Here in Switzerland, there is a good network in place with the exchange organization, and we’re getting support; but the day-to-day challenges are sometimes exasperating – communicating with someone who’s never learned to trust and has been taught not to trust or open up is an uphill battle that we’re winning one step at a time. I still don’t know if it will honestly last 11 months, as planned; we’ll have to see. Thanks for the advice, and encouragement!
Glad to hear that it’s going well! My Australian accent has developed well over the years. I now find myself translating my own words into Aussie, when people give me that really obvious “I want to understand you, but I just can’t” look.

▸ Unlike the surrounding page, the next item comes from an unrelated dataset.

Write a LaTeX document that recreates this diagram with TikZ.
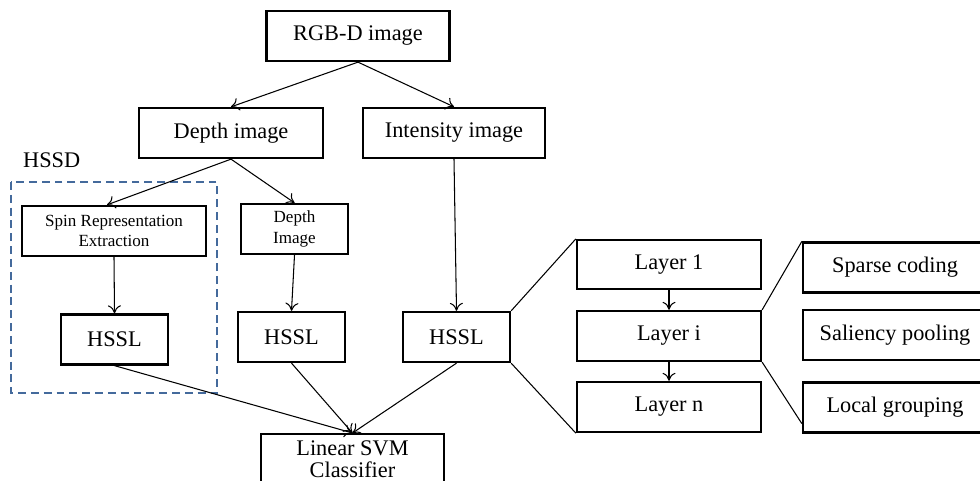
\documentclass[tikz,border=0pt]{standalone}
\usepackage{fontspec}
\setmainfont{Liberation Serif}
\usepackage{xcolor}
\usepackage{tikz}
\usetikzlibrary{arrows.meta,calc,positioning}
\definecolor{hssdblue}{RGB}{68,106,156}

\begin{document}
\begin{tikzpicture}[
  font=\fontsize{12.7}{14.5}\selectfont,
  box/.style={draw, line width=1.3pt, minimum width=3.68cm, minimum height=1.0cm, align=center, inner sep=1pt},
  smallbox/.style={box, minimum width=2.14cm},
  smalltext/.style={font=\fontsize{9.7}{11.5}\selectfont},
  arr/.style={-{To[length=1.6mm,width=2.6mm]}, line width=0.6pt},
  link/.style={line width=0.6pt}
]
\useasboundingbox (0,0) rectangle (19.6,-9.62);
% input and the two image streams
\node[box, minimum width=3.66cm] (rgbd) at (7.16,-0.72) {RGB-D image};
\node[box] (depth) at (4.62,-2.66) {Depth image};
\node[box, minimum width=3.64cm] (intensity) at (9.08,-2.66) {Intensity image};
% HSSD part
\node[anchor=west] (hssdlabel) at (0.34,-3.2) {HSSD};
\draw[hssdblue, line width=1.3pt, dash pattern=on 4.5pt off 2.8pt] (0.22,-3.64) rectangle (4.34,-7.86);
\node[box, smalltext] (spin) at (2.28,-4.62) {Spin Representation\\Extraction};
\node[smallbox, smalltext] (depthimg) at (5.89,-4.58) {Depth\\Image};
\node[smallbox] (hssl1) at (2.29,-6.79) {HSSL};
\node[smallbox] (hssl2) at (5.83,-6.74) {HSSL};
\node[smallbox] (hssl3) at (9.13,-6.74) {HSSL};
\node[box, anchor=north, minimum width=3.66cm, minimum height=1.0cm, font=\fontsize{12.7}{12.6}\selectfont] (svm) at (7.05,-8.66) {Linear SVM\\Classifier};
% layers of HSSL
\node[box, minimum height=0.98cm] (layer1) at (13.38,-5.29) {Layer 1};
\node[box] (layeri) at (13.38,-6.72) {Layer i};
\node[box] (layern) at (13.38,-8.14) {Layer n};
% steps of one layer
\node[box] (sparse) at (17.9,-5.35) {Sparse coding};
\node[box] (saliency) at (17.9,-6.7) {Saliency pooling};
\node[box] (local) at (17.9,-8.15) {Local grouping};

\draw[arr] (rgbd.south) -- (depth.north);
\draw[arr] (rgbd.south) -- (intensity.north);
\draw[arr] (depth.south) -- ($(spin.north)+(-0.14,0)$);
\draw[arr] (depth.south) -- (depthimg.north);
\draw[arr] (intensity.south) -- (hssl3.north);
\draw[arr] (spin.south) -- (hssl1.north);
\draw[arr] (depthimg.south) -- (hssl2.north);
\draw[arr] (hssl1.south) -- (svm.north);
\draw[arr] (hssl2.south) -- (svm.north);
\draw[arr] (hssl3.south) -- (svm.north);
\draw[arr] (layer1.south) -- (layeri.north);
\draw[arr] (layeri.south) -- (layern.north);
\draw[link] (hssl3.north east) -- (layer1.north west);
\draw[link] (hssl3.south east) -- (layern.south west);
\draw[link] (layeri.north east) -- (sparse.north west);
\draw[link] (layeri.south east) -- ($(local.south west)+(0,0.2)$);
\end{tikzpicture}
\end{document}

It’s a strange feeling when it’s my own kids that give me that look, though. I am delighted that my five-year old has mastered a broad Scottish accent and frequently uses it loudly in public.
I bet that an Australian and Scottish blend make for an interesting accent! If Linda and I have a chance to visit Emily in Australia someday, maybe we’ll be able to meet and I can hear your family accent in person. Enjoy your Australian spring!
P.S. I miss reading about your boys. 🙂
Yes! That would be lovely. I am actually missing writing too. I have a couple of drafts in progress, and I may just give in and post one soon.